Startup and shutdown

On a system with the system manager as process #1, startup and shutdown operate (in broad overview) as follows.

System startup

  1. system-manager performs process setup, a few inescapable items of system setup, starts the service manager and a logger for it, and enters the main system management state machine. It will restart the service manager and logger if they exit before system shutdown is initiated. The service manager process and its logger process are joined, standard output+error to standard input, via a pipe. The system manager keeps an open file descriptor for this pipe, so that its contents aren't lost in the event of a logger restart.

  2. The initialization action of the system management state machine is to spawn a process that runs system-control init arguments where arguments are the arguments passed to the system manager itself at bootstrap. They will usually be flags such as -b or -s, to indicate "emergency" and "rescue" modes.

  3. In normal mode, system-control simply sends SIGRTMIN + 10 to process #1, followed by SIGRTMIN + 0. In rescue mode it sends SIGRTMIN + 10, followed by SIGRTMIN + 1. In emergency mode it sends just SIGRTMIN + 2.

  4. In response to SIGRTMIN + 10 the system management state machine spawns system-control start sysinit.

  5. system-control activates the "sysinit" target. This is a special system target that is expected to bring up "sysinit" services, and encompasses targets such as "local-fs". After the target is started, the system is expected to have performed fundamental initialization tasks such as:

    Note: Fundamental initialization cannot rely upon a writable root filesystem or the presence of the filesystems that contain the bundle directories for "regular" services.
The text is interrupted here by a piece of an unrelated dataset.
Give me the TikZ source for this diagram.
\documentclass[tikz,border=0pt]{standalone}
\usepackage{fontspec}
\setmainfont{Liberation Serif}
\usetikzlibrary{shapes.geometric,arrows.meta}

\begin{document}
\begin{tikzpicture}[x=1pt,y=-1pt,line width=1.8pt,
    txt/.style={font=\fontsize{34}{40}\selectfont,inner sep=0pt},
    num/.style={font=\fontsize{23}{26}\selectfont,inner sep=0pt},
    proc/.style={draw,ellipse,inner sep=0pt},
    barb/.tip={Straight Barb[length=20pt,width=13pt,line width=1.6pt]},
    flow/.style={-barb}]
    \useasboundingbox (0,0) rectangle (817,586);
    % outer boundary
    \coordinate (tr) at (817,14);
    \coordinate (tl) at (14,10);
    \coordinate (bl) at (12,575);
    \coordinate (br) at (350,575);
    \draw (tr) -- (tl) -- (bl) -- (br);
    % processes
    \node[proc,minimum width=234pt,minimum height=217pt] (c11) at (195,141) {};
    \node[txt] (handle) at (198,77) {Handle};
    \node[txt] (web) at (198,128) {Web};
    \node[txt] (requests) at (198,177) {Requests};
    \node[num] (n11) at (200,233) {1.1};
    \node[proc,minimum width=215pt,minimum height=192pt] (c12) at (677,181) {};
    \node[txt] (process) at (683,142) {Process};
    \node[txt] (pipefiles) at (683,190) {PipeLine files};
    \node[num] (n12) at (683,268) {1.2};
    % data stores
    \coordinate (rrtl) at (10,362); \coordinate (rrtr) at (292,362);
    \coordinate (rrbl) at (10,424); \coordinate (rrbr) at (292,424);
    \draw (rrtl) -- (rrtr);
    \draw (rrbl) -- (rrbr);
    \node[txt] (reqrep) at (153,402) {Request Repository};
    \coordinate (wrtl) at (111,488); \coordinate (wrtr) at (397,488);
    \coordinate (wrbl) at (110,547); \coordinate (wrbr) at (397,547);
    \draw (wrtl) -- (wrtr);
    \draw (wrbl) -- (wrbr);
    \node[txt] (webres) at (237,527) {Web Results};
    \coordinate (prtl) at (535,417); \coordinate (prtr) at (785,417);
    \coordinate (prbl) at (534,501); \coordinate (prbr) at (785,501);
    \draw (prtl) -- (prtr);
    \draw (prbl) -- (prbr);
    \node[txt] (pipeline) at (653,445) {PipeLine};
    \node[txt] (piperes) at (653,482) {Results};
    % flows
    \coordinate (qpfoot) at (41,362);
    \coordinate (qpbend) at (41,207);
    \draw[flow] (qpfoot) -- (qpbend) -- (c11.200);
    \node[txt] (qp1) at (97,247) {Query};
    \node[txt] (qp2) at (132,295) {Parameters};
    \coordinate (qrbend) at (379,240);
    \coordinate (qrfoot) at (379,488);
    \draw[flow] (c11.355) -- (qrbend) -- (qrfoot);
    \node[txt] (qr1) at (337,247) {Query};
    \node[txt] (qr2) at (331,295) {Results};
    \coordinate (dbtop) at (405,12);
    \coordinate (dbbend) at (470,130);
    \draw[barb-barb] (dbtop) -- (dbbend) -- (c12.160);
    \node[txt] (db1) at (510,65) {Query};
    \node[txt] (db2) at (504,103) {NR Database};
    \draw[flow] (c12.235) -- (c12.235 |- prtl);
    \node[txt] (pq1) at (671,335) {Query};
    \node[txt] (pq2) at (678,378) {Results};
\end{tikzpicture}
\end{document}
So all "sysinit" services and targets have to have supervise directories under /run/service-bundles/early-supervise/. And this is a separate step from starting the "normal" target later, even though that indirectly encompasses the "sysinit" target and would thus be expected to start all this, because at this point the service/target ordering and dependency mechanism might not even find "regular" services. So the "sysinit" target has to be started explicitly first, just to make it possible to find and load all other "regular" services and targets.
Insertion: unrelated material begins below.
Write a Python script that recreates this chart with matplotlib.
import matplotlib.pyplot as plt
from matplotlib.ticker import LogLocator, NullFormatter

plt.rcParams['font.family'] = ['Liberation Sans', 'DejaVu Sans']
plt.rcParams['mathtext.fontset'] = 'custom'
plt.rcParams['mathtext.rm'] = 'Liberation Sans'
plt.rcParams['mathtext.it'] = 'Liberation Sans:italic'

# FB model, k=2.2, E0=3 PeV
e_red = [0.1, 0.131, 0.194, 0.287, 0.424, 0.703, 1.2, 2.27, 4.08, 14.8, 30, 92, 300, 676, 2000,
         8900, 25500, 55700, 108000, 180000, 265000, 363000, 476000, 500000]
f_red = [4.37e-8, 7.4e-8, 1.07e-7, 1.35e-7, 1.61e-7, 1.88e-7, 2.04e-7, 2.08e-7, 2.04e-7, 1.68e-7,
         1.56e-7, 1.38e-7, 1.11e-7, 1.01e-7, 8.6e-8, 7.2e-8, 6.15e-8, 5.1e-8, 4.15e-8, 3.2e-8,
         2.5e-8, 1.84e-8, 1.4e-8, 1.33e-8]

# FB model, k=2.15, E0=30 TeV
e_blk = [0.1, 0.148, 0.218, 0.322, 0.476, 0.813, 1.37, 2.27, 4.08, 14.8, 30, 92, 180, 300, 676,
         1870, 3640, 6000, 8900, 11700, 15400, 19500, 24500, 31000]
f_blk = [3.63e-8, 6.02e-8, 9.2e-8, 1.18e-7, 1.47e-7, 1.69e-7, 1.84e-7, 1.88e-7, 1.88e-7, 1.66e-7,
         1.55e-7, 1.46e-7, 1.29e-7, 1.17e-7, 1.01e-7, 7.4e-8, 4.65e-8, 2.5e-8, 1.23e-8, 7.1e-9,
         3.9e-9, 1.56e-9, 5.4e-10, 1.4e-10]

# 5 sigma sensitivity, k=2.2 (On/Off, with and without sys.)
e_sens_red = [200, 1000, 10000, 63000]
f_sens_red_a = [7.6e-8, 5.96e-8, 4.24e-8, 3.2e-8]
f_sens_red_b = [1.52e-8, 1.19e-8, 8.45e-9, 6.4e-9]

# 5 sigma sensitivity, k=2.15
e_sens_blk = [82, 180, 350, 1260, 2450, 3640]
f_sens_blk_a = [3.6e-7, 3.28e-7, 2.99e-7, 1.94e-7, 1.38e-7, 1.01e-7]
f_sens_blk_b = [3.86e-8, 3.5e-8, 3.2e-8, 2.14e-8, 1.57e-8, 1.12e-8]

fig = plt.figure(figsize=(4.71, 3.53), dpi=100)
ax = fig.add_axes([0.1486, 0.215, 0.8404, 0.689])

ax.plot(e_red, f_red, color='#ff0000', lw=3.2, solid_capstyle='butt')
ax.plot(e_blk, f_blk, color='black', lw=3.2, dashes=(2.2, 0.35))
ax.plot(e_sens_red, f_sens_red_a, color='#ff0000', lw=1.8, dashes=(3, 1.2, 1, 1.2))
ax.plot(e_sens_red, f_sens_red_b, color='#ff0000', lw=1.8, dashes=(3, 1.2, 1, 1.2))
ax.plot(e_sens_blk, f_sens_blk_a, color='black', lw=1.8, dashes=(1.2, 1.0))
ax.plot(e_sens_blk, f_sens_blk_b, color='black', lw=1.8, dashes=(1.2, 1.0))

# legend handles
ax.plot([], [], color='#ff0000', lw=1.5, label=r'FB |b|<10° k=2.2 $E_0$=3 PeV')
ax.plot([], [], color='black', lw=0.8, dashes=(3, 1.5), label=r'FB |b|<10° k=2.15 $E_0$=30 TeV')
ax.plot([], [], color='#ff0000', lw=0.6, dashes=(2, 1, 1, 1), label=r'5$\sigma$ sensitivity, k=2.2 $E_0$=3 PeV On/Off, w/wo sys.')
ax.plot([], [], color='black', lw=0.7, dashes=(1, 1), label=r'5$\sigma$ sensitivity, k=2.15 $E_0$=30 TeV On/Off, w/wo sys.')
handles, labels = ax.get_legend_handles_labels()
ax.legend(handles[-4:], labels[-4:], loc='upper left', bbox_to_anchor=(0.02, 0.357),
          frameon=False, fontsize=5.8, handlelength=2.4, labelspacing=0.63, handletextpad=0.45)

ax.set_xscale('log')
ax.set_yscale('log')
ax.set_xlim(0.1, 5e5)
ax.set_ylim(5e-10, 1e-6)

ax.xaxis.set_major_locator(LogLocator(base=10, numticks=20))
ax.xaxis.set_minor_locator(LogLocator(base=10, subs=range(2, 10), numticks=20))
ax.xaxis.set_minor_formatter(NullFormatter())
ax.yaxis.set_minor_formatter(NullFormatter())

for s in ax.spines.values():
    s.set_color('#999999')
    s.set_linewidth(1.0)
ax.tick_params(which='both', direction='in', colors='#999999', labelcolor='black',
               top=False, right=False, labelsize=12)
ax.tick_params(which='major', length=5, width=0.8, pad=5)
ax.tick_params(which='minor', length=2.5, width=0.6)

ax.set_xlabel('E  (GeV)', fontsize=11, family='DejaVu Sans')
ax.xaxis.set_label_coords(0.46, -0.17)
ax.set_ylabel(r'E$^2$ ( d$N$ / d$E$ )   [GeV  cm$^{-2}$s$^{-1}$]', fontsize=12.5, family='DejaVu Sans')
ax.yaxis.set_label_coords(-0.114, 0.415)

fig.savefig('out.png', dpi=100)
  6. In response to SIGRTMIN + 0, SIGRTMIN + 1, or SIGRTMIN + 2 the system management state machine spawns system-control start with the normal, rescue, or emergency target respectively.

  7. system-control activates the "normal", "rescue", or "emergency" targets, as if by system-control start. By now, /usr and /var are mounted, and the service/target ordering and dependency system will find all "regular" services and targets encompassed by these targets.

System shutdown

  1. The administrator runs system-control halt, system-control poweroff, system-control reboot, or some other utility.

  2. The utility sends the appropriate signal to process #1. (On BSD, these are the same signals as issued by the BSD shutdown command, for compatibility with that command. On Linux, these are the systemd signals.)

    The administrator must have run system-control as the superuser in order to have permission to send signals to process #1.

  3. In response to the signal the system management state machine spawns system-control start target where target is "halt", "reboot", or "poweroff".

  4. system-control starts the named target.

  5. The "halt", "reboot", and "poweroff" targets are finally started. They are ordered to be started after the "shutdown" and "unmount" targets have been started. Their start programs invoke system-control halt --force, system-control poweroff --force, or system-control reboot --force, as appropriate.

  6. system-control sends a different signal to process #1. (These are the systemd signals on both BSD and Linux, as there is no BSD mechanism to be compatible with, here.)

  7. In response to the signal the system management state machine attempts to terminate the service manager and its logger dæmon. All services should have been shut down already, but the service manager attempts to shut down all services that it manages when it is told to terminate. The logger dæmon is expected to close when it reaches EOF on the pipe that is attached to its standard input, which happens after the service manager process closes and the system manager (process #1) closes its open file descriptor for the write end of the pipe.

  8. The system management state machine at last enters its final state, halting, rebooting, or powering off the machine directly with the appropriate system calls, after asking the kernel to flush the filesystem cache to disc.